• [RECORDED DATA]

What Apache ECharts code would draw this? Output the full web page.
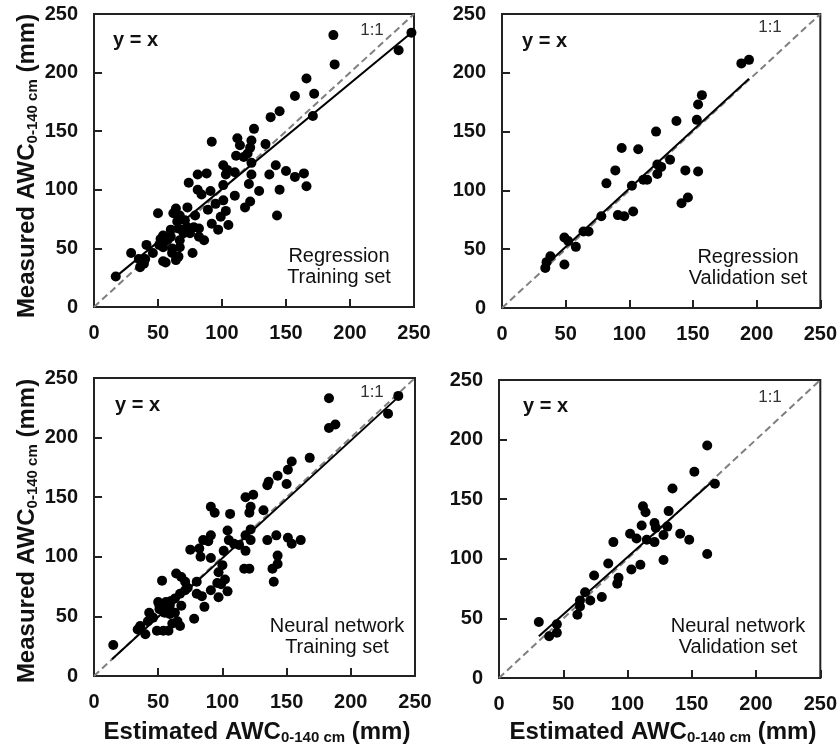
<!DOCTYPE html>
<html>
<head>
<meta charset="utf-8">
<script src="https://cdn.jsdelivr.net/npm/echarts@6/dist/echarts.min.js"></script>
<style>
  html, body { margin: 0; padding: 0; background: #fff; }
  #chart { width: 840px; height: 747px; }
</style>
</head>
<body>
<div id="chart"></div>
<script>
// Shared axis ticks (mm)
const axisTicks = [0, 50, 100, 150, 200, 250];

// 1:1 reference line
const oneToOne = [[0, 0], [250, 250]];

// Regression model, training set: [estimated, measured]
const regTrain = [
  [187,232],[248,234],[238,219],[188,207],[166,195],[172,182],[157,180],[171,163],[145,167],[138,162],
  [125,152],[112,144],[92,141],[114,138],[123,142],[134,139],[122,136],[111,129],[117,128],[120,131],
  [123,123],[101,121],[104,117],[110,115],[103,113],[123,113],[142,121],[137,113],[150,116],[157,111],
  [164,114],[166,103],[145,100],[143,78],[129,99],[121,105],[122,90],[118,85],[110,95],[101,104],
  [101,91],[103,82],[99,77],[105,70],[97,66],[91,99],[88,114],[81,113],[74,106],[81,100],
  [84,96],[95,88],[89,83],[92,71],[79,78],[73,85],[64,84],[62,80],[50,80],[67,78],
  [71,74],[65,73],[60,66],[66,67],[73,68],[78,68],[82,67],[82,60],[86,57],[67,57],
  [75,63],[70,63],[54,61],[58,58],[54,51],[51,53],[61,50],[67,51],[61,46],[66,43],
  [64,40],[56,38],[54,39],[77,46],[46,46],[41,53],[29,46],[35,41],[40,41],[36,34],
  [39,37],[17,26],[60,60],[57,57],[52,58],[69,66]
];
const regTrainFit = [[15, 24], [248, 234]];

// Regression model, validation set
const regValid = [
  [188,208],[194,211],[157,181],[154,173],[153,160],[137,159],[121,150],[94,136],[107,135],[89,117],
  [82,106],[102,104],[111,109],[114,109],[122,114],[125,120],[122,122],[132,126],[144,117],[154,116],
  [141,89],[146,94],[91,79],[96,78],[103,82],[78,78],[64,65],[68,65],[49,60],[52,57],
  [58,52],[49,37],[34,34],[35,39],[38,44]
];
const regValidFit = [[33, 35], [194, 195]];

// Neural network, training set
const nnTrain = [
  [183,233],[237,235],[229,220],[183,208],[188,211],[168,183],[154,180],[151,173],[150,161],[143,168],
  [136,163],[135,160],[124,152],[118,150],[122,142],[121,137],[132,139],[91,142],[94,137],[106,136],
  [91,118],[85,114],[89,113],[104,122],[105,114],[109,111],[113,110],[118,118],[122,123],[122,114],
  [118,105],[135,114],[142,118],[151,116],[154,111],[161,114],[143,101],[143,94],[139,90],[140,79],
  [75,106],[82,107],[83,100],[91,99],[101,105],[100,93],[97,87],[102,81],[99,77],[96,78],
  [104,71],[97,66],[91,72],[117,90],[121,90],[64,86],[68,83],[71,79],[73,74],[80,79],
  [80,69],[84,67],[86,58],[71,72],[67,69],[63,65],[60,63],[53,80],[50,62],[54,60],
  [56,58],[59,59],[51,56],[55,53],[59,52],[63,53],[68,59],[65,46],[67,42],[78,48],
  [49,38],[54,38],[58,38],[61,44],[43,53],[46,49],[42,46],[36,42],[34,39],[40,35],
  [15,26],[51,59],[56,62]
];
const nnTrainFit = [[14, 14], [238, 235]];

// Neural network, validation set
const nnValid = [
  [162,195],[152,173],[168,163],[135,159],[112,144],[114,139],[132,140],[111,128],[121,130],[122,126],
  [131,127],[102,121],[107,117],[115,116],[121,114],[128,120],[141,121],[148,116],[89,114],[128,99],
  [162,104],[85,96],[103,91],[110,95],[74,86],[93,84],[92,79],[67,72],[63,65],[71,65],
  [80,68],[63,60],[61,53],[31,47],[45,45],[39,35],[45,38]
];
const nnValidFit = [[31, 35], [165, 164]];

const FONT = '"Liberation Sans", Arial, sans-serif';
const INK = '#111';

const panels = [
  { grid: { left: 94,  top: 14,  width: 320, height: 293 }, pts: regTrain, fit: regTrainFit,
    label: 'Regression\nTraining set', lx: 339, ly: 267, yx: [113, 40], one: [372, 30] },
  { grid: { left: 502, top: 14,  width: 320, height: 294 }, pts: regValid, fit: regValidFit,
    label: 'Regression\nValidation set', lx: 748, ly: 268, yx: [522, 41], one: [770, 27] },
  { grid: { left: 94,  top: 378, width: 321, height: 298 }, pts: nnTrain, fit: nnTrainFit,
    label: 'Neural network\nTraining set', lx: 337, ly: 637, yx: [115, 405], one: [372, 392] },
  { grid: { left: 499, top: 380, width: 322, height: 298 }, pts: nnValid, fit: nnValidFit,
    label: 'Neural network\nValidation set', lx: 738, ly: 637, yx: [523, 406], one: [770, 397] }
];

function valueAxis(i) {
  return {
    type: 'value', gridIndex: i,
    min: axisTicks[0], max: axisTicks[axisTicks.length - 1], interval: axisTicks[1] - axisTicks[0],
    axisLine: { show: false },
    axisTick: { show: true, inside: true, length: 8, lineStyle: { color: '#222', width: 2 } },
    splitLine: { show: false },
    axisLabel: { fontFamily: FONT, fontSize: 20, fontWeight: 'bold', color: INK, margin: 16 }
  };
}

const grids = [], xAxes = [], yAxes = [], series = [], graphics = [];

panels.forEach((p, i) => {
  grids.push(Object.assign({ show: true, borderColor: '#222', borderWidth: 2, backgroundColor: 'transparent' }, p.grid));
  xAxes.push(valueAxis(i));
  yAxes.push(valueAxis(i));
  series.push({
    type: 'line', xAxisIndex: i, yAxisIndex: i, data: oneToOne, symbol: 'none', silent: true,
    lineStyle: { color: '#7f7f7f', width: 2, type: [7, 4] }, z: 2
  });
  series.push({
    type: 'line', xAxisIndex: i, yAxisIndex: i, data: p.fit, symbol: 'none', silent: true,
    lineStyle: { color: '#000', width: 2 }, z: 3
  });
  series.push({
    type: 'scatter', xAxisIndex: i, yAxisIndex: i, data: p.pts, symbol: 'circle', symbolSize: 10,
    itemStyle: { color: '#000', opacity: 1 }, z: 4
  });
  graphics.push({
    type: 'text', x: p.yx[0], y: p.yx[1],
    style: { text: 'y = x', fontFamily: FONT, fontSize: 20, fontWeight: 'bold', fill: INK, align: 'left', verticalAlign: 'middle' }
  });
  graphics.push({
    type: 'text', x: p.one[0], y: p.one[1],
    style: { text: '1:1', fontFamily: FONT, fontSize: 17, fill: '#333', align: 'center', verticalAlign: 'middle' }
  });
  graphics.push({
    type: 'text', x: p.lx, y: p.ly,
    style: { text: p.label, fontFamily: FONT, fontSize: 20, lineHeight: 21, fill: INK, align: 'center', verticalAlign: 'middle' }
  });
});

// Axis titles with subscripted depth range
const titleRich = {
  m: { fontFamily: FONT, fontSize: 24, fontWeight: 'bold', fill: INK },
  s: { fontFamily: FONT, fontSize: 15, fontWeight: 'bold', fill: INK, padding: [12, 0, 0, 0] }
};
function axisTitle(x, y, label, vertical) {
  return {
    type: 'text', x: x, y: y, rotation: vertical ? Math.PI / 2 : 0,
    style: {
      text: '{m|' + label + ' AWC}{s|0-140 cm}{m| (mm)}',
      rich: titleRich, align: 'center', verticalAlign: 'middle'
    }
  };
}
graphics.push(axisTitle(27, 166, 'Measured', true));
graphics.push(axisTitle(27, 531, 'Measured', true));
graphics.push(axisTitle(257, 732, 'Estimated', false));
graphics.push(axisTitle(663, 732, 'Estimated', false));

const chart = echarts.init(document.getElementById('chart'), null, { renderer: 'canvas' });
chart.setOption({
  backgroundColor: '#fff',
  animation: false,
  grid: grids,
  xAxis: xAxes,
  yAxis: yAxes,
  series: series,
  graphic: graphics
});
</script>
</body>
</html>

• [WHAT IS BEING ASKED] Please quote the lines of the material, beginning with the first and ending with the one that contains "const oneToOne = [[0, 0], [250, 250]];", exactly as written and without any pictures.

• [FULL SOLUTION]
What Apache ECharts code would draw this? Output the full web page.
<!DOCTYPE html>
<html>
<head>
<meta charset="utf-8">
<script src="https://cdn.jsdelivr.net/npm/echarts@6/dist/echarts.min.js"></script>
<style>
  html, body { margin: 0; padding: 0; background: #fff; }
  #chart { width: 840px; height: 747px; }
</style>
</head>
<body>
<div id="chart"></div>
<script>
// Shared axis ticks (mm)
const axisTicks = [0, 50, 100, 150, 200, 250];

// 1:1 reference line
const oneToOne = [[0, 0], [250, 250]];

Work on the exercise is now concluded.